PG: Put down your stupid book and get out there paradin'! Go on, now! Get up and go out paradin'!

(To an instrumental of "This Boy", Ringo goes walking about London, meets people, and has adventures.)

Comment #1 :: link :: February 21, 2003 09:00 AM
CMM wrote:

ME-L: After my gloom-and-doom, New-York-is-f@#?!d pronouncements of the other day, I offer sighs of relief and praises to the Almighty that you are gainfully employed again. Anything we can do to keep you around makes me happy.

M-----: Great quote. But then I'm predisposed to say that. Here I was, all set to agree with Mike that reading is life-giving, yadda-yadda-yadda, and then you find a counter-argument in one of my favorite movies. Sneaky...

Anyway, I'm in no position to talk about the life-giving power of reading since I've had Mike's copy of Motherless Brooklyn in my possession for more than a year and still haven't read the darn thing. That's the last time he lends me a book. (Mike, Emily got me a paperback copy of my own, so I can give yours back.)

Comment #2 :: link :: February 22, 2003 09:00 AM
MD wrote:

Paul's Grandfather's reading diss is, to this sometime-reader, all about proper context: Reading other people's words can be fun & enlightening, but it's rarely a substitute for "paradin'" in the real world, when parading is feasible. As much as I was moved by Steinbeck's "Grapes" and "Cannery Row", etc., when I was a kid, I later found out by traveling around those locations that reality was a lot more complex than what he depicted. In fact, his undying romanticism in relating historical events disserved a comprehensive understanding of those events.

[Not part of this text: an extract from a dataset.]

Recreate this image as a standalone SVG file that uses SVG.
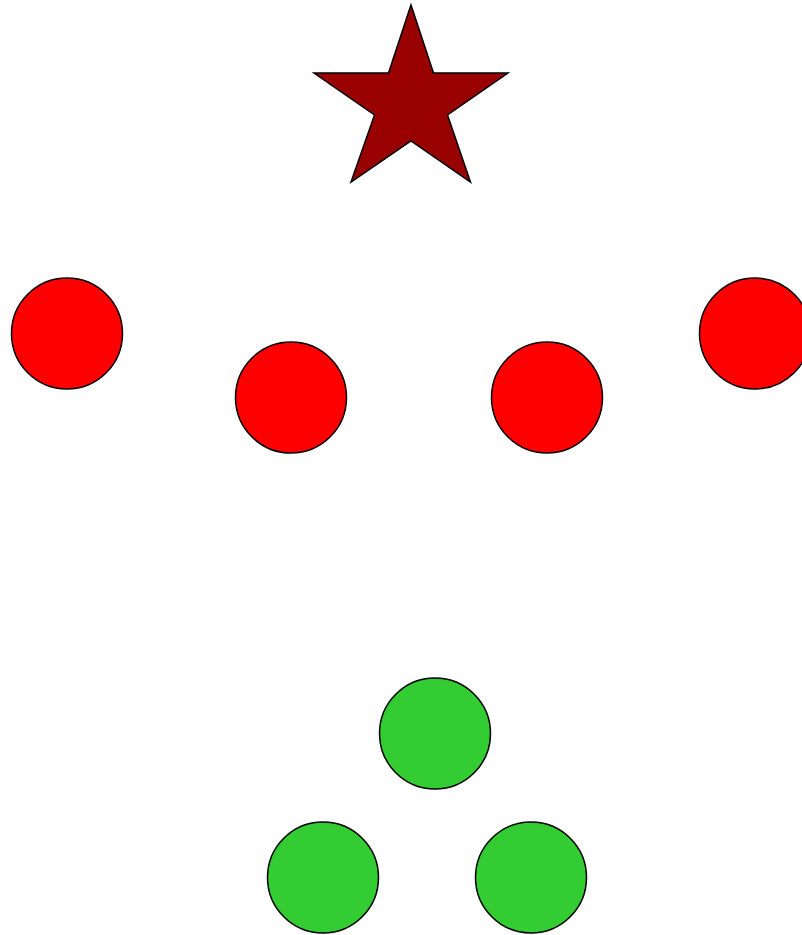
<svg xmlns="http://www.w3.org/2000/svg" width="802" height="935" viewBox="0 0 802 935">
<style>
.red{fill:#ff0000;stroke:#000;stroke-width:1.5}
.green{fill:#33cc33;stroke:#000;stroke-width:1.5}
.star{fill:#990000;stroke:#000;stroke-width:1.5;stroke-linejoin:miter}
</style>
<rect width="802" height="935" fill="#fff"/>
<g id="star"><polygon class="star" points="411,5 433.5,73 508,73 447.5,115 470.5,182 411,141 351,182 374.5,115 314,73 388.5,73"/></g>
<g id="r1"><circle class="red" cx="67" cy="333.5" r="55.5"/></g>
<g id="r2"><circle class="red" cx="291" cy="397.5" r="55.5"/></g>
<g id="r3"><circle class="red" cx="547" cy="397.5" r="55.5"/></g>
<g id="r4"><circle class="red" cx="755" cy="333.5" r="55.5"/></g>
<g id="g1"><circle class="green" cx="435" cy="733.5" r="55.5"/></g>
<g id="g2"><circle class="green" cx="323" cy="877.5" r="55.5"/></g>
<g id="g3"><circle class="green" cx="531" cy="877.5" r="55.5"/></g>
<g id="connectors"></g>
</svg>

CMM, if you're at all inclined toward fiction crime novels steeped in true-story circumstances (there's a category you won't find at Barnes), I suggest James Ellroy's "The Black Dahlia". If you're into that tome, he's got a sequential series of later novels that thread characters chronologically from "The Big Nowhere" to L.A. Confidential", "White Jazz" (my fave all-time novel), "American Tabloid" and "The Cold Six Thousand." You can follow hard-boiled guys as they go from solving a 1947 murder in L.A., to staging RFK's hit 20 years later.

But when I want real, real life-thru-fiction, I reach for the nearest Bukowski.

And I await a tongue-lashing from Paul's Grandfather.